=== Dataset excerpt ===
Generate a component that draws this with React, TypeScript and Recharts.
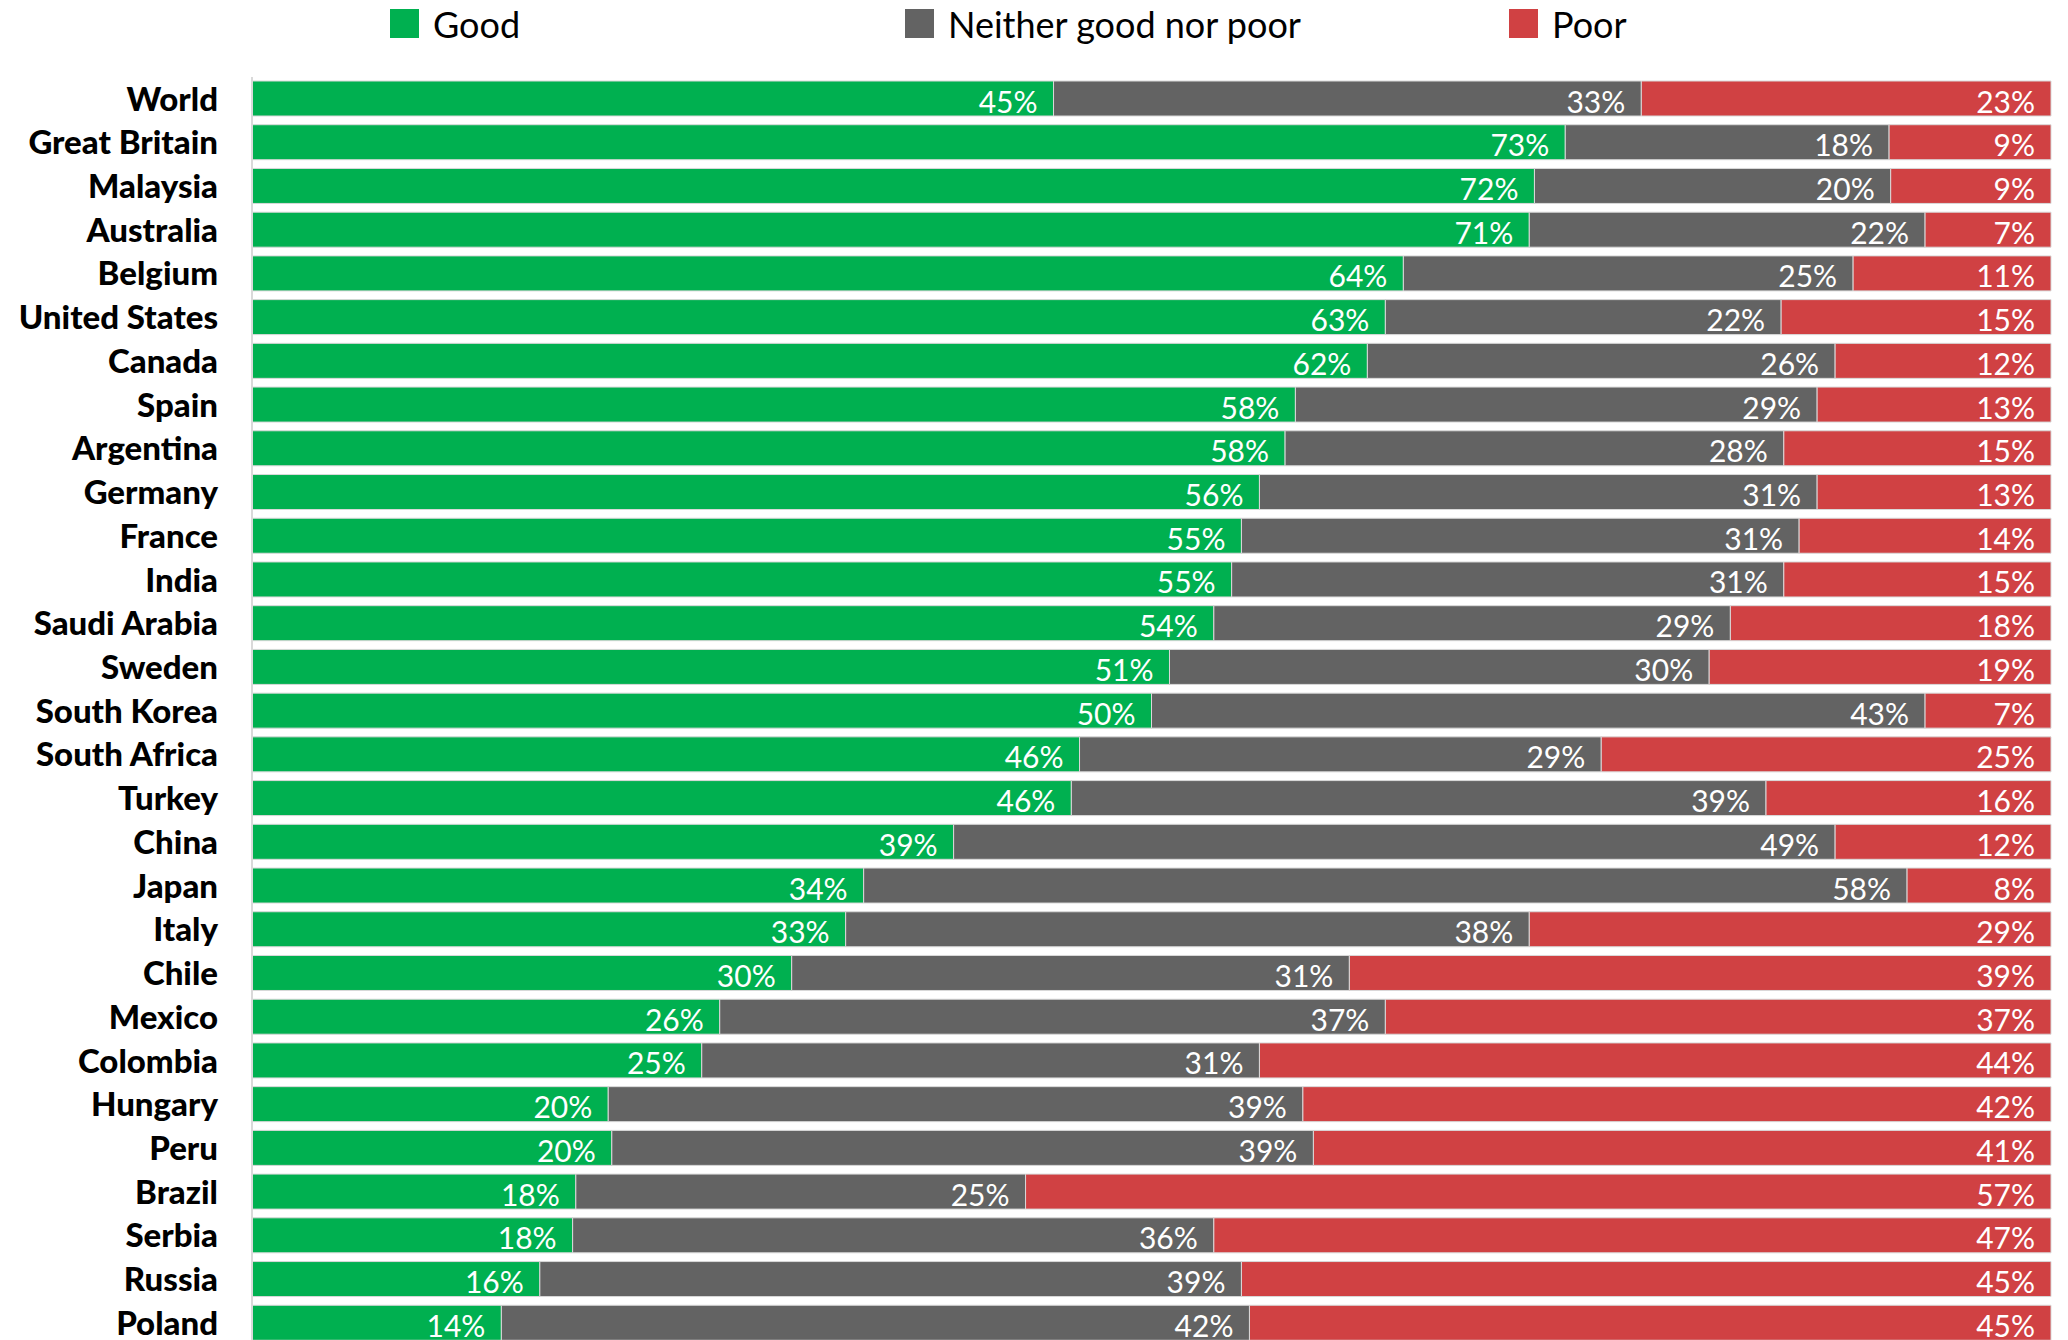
import React from 'react';
import { BarChart, Bar, XAxis, YAxis, Legend, LabelList } from 'recharts';

const countries = [
  'World', 'Great Britain', 'Malaysia', 'Australia', 'Belgium', 'United States', 'Canada',
  'Spain', 'Argentina', 'Germany', 'France', 'India', 'Saudi Arabia', 'Sweden', 'South Korea',
  'South Africa', 'Turkey', 'China', 'Japan', 'Italy', 'Chile', 'Mexico', 'Colombia',
  'Hungary', 'Peru', 'Brazil', 'Serbia', 'Russia', 'Poland',
];
const good = [45, 73, 72, 71, 64, 63, 62, 58, 58, 56, 55, 55, 54, 51, 50, 46, 46, 39, 34, 33, 30, 26, 25, 20, 20, 18, 18, 16, 14];
const neither = [33, 18, 20, 22, 25, 22, 26, 29, 28, 31, 31, 31, 29, 30, 43, 29, 39, 49, 58, 38, 31, 37, 31, 39, 39, 25, 36, 39, 42];
const poor = [23, 9, 9, 7, 11, 15, 12, 13, 15, 13, 14, 15, 18, 19, 7, 25, 16, 12, 8, 29, 39, 37, 44, 42, 41, 57, 47, 45, 45];

const seriesNames = ['Good', 'Neither good nor poor', 'Poor'];
const seriesColors = ['#00B050', '#636363', '#D04143'];

const data = countries.map((name, i) => ({
  name,
  good: good[i],
  neither: neither[i],
  poor: poor[i],
}));

const FONT = 'Lato, "Open Sans", sans-serif';

const ValueLabel = (props: any) => {
  const { x, y, width, height, value } = props;
  if (value == null) return null;
  return (
    <text
      x={x + width - 16}
      y={y + height / 2 + 2}
      fill="#ffffff"
      fontSize={30}
      fontFamily={FONT}
      textAnchor="end"
      dominantBaseline="central"
    >
      {`${value}%`}
    </text>
  );
};

const legendX = [390, 905, 1509];

const CustomLegend = ({ payload }: any) => {
  const items = payload || [];
  return (
    <div style={{ position: 'relative', width: 2068, height: 60 }}>
      {items.map((entry: any, i: number) => (
        <div
          key={i}
          style={{
            position: 'absolute',
            left: legendX[i],
            top: 9,
            display: 'flex',
            alignItems: 'center',
            height: 29,
          }}
        >
          <span style={{ width: 29, height: 29, background: entry.color, display: 'inline-block' }} />
          <span style={{ marginLeft: 14, fontFamily: FONT, fontSize: 36, color: '#000', whiteSpace: 'nowrap' }}>
            {entry.value}
          </span>
        </div>
      ))}
    </div>
  );
};

export default function App() {
  return (
    <div
      style={{
        position: 'fixed',
        top: 0,
        left: 0,
        width: 2068,
        height: 1340,
        overflow: 'hidden',
        background: '#ffffff',
      }}
    >
      <BarChart
        width={2068}
        height={1360}
        data={data}
        layout="vertical"
        stackOffset="expand"
        margin={{ top: 77, right: 17, bottom: 15, left: 0 }}
      >
        <XAxis type="number" hide domain={[0, 1]} />
        <YAxis
          type="category"
          dataKey="name"
          width={252}
          axisLine={{ stroke: '#d9d9d9', strokeWidth: 2 }}
          tickLine={false}
          tickSize={0}
          tickMargin={34}
          interval={0}
          tick={{ fill: '#000', fontSize: 33, fontWeight: 900, fontFamily: FONT }}
        />
        <Legend
          layout="horizontal"
          verticalAlign="middle"
          align="center"
          content={<CustomLegend />}
          wrapperStyle={{ top: 0, left: 0, width: 2068, height: 60 }}
        />
        <Bar dataKey="good" name={seriesNames[0]} stackId="a" fill={seriesColors[0]} barSize={35} stroke="#d9d9d9" strokeWidth={1} isAnimationActive={false}>
          <LabelList dataKey="good" content={<ValueLabel />} />
        </Bar>
        <Bar dataKey="neither" name={seriesNames[1]} stackId="a" fill={seriesColors[1]} barSize={35} stroke="#d9d9d9" strokeWidth={1} isAnimationActive={false}>
          <LabelList dataKey="neither" content={<ValueLabel />} />
        </Bar>
        <Bar dataKey="poor" name={seriesNames[2]} stackId="a" fill={seriesColors[2]} barSize={35} stroke="#d9d9d9" strokeWidth={1} isAnimationActive={false}>
          <LabelList dataKey="poor" content={<ValueLabel />} />
        </Bar>
      </BarChart>
    </div>
  );
}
===
> **Problem requirements**: Make an exact reproduction of the listing above, without any pictures.

> **Output**:
Generate a component that draws this with React, TypeScript and Recharts.
import React from 'react';
import { BarChart, Bar, XAxis, YAxis, Legend, LabelList } from 'recharts';

const countries = [
  'World', 'Great Britain', 'Malaysia', 'Australia', 'Belgium', 'United States', 'Canada',
  'Spain', 'Argentina', 'Germany', 'France', 'India', 'Saudi Arabia', 'Sweden', 'South Korea',
  'South Africa', 'Turkey', 'China', 'Japan', 'Italy', 'Chile', 'Mexico', 'Colombia',
  'Hungary', 'Peru', 'Brazil', 'Serbia', 'Russia', 'Poland',
];
const good = [45, 73, 72, 71, 64, 63, 62, 58, 58, 56, 55, 55, 54, 51, 50, 46, 46, 39, 34, 33, 30, 26, 25, 20, 20, 18, 18, 16, 14];
const neither = [33, 18, 20, 22, 25, 22, 26, 29, 28, 31, 31, 31, 29, 30, 43, 29, 39, 49, 58, 38, 31, 37, 31, 39, 39, 25, 36, 39, 42];
const poor = [23, 9, 9, 7, 11, 15, 12, 13, 15, 13, 14, 15, 18, 19, 7, 25, 16, 12, 8, 29, 39, 37, 44, 42, 41, 57, 47, 45, 45];

const seriesNames = ['Good', 'Neither good nor poor', 'Poor'];
const seriesColors = ['#00B050', '#636363', '#D04143'];

const data = countries.map((name, i) => ({
  name,
  good: good[i],
  neither: neither[i],
  poor: poor[i],
}));

const FONT = 'Lato, "Open Sans", sans-serif';

const ValueLabel = (props: any) => {
  const { x, y, width, height, value } = props;
  if (value == null) return null;
  return (
    <text
      x={x + width - 16}
      y={y + height / 2 + 2}
      fill="#ffffff"
      fontSize={30}
      fontFamily={FONT}
      textAnchor="end"
      dominantBaseline="central"
    >
      {`${value}%`}
    </text>
  );
};

const legendX = [390, 905, 1509];

const CustomLegend = ({ payload }: any) => {
  const items = payload || [];
  return (
    <div style={{ position: 'relative', width: 2068, height: 60 }}>
      {items.map((entry: any, i: number) => (
        <div
          key={i}
          style={{
            position: 'absolute',
            left: legendX[i],
            top: 9,
            display: 'flex',
            alignItems: 'center',
            height: 29,
          }}
        >
          <span style={{ width: 29, height: 29, background: entry.color, display: 'inline-block' }} />
          <span style={{ marginLeft: 14, fontFamily: FONT, fontSize: 36, color: '#000', whiteSpace: 'nowrap' }}>
            {entry.value}
          </span>
        </div>
      ))}
    </div>
  );
};

export default function App() {
  return (
    <div
      style={{
        position: 'fixed',
        top: 0,
        left: 0,
        width: 2068,
        height: 1340,
        overflow: 'hidden',
        background: '#ffffff',
      }}
    >
      <BarChart
        width={2068}
        height={1360}
        data={data}
        layout="vertical"
        stackOffset="expand"
        margin={{ top: 77, right: 17, bottom: 15, left: 0 }}
      >
        <XAxis type="number" hide domain={[0, 1]} />
        <YAxis
          type="category"
          dataKey="name"
          width={252}
          axisLine={{ stroke: '#d9d9d9', strokeWidth: 2 }}
          tickLine={false}
          tickSize={0}
          tickMargin={34}
          interval={0}
          tick={{ fill: '#000', fontSize: 33, fontWeight: 900, fontFamily: FONT }}
        />
        <Legend
          layout="horizontal"
          verticalAlign="middle"
          align="center"
          content={<CustomLegend />}
          wrapperStyle={{ top: 0, left: 0, width: 2068, height: 60 }}
        />
        <Bar dataKey="good" name={seriesNames[0]} stackId="a" fill={seriesColors[0]} barSize={35} stroke="#d9d9d9" strokeWidth={1} isAnimationActive={false}>
          <LabelList dataKey="good" content={<ValueLabel />} />
        </Bar>
        <Bar dataKey="neither" name={seriesNames[1]} stackId="a" fill={seriesColors[1]} barSize={35} stroke="#d9d9d9" strokeWidth={1} isAnimationActive={false}>
          <LabelList dataKey="neither" content={<ValueLabel />} />
        </Bar>
        <Bar dataKey="poor" name={seriesNames[2]} stackId="a" fill={seriesColors[2]} barSize={35} stroke="#d9d9d9" strokeWidth={1} isAnimationActive={false}>
          <LabelList dataKey="poor" content={<ValueLabel />} />
        </Bar>
      </BarChart>
    </div>
  );
}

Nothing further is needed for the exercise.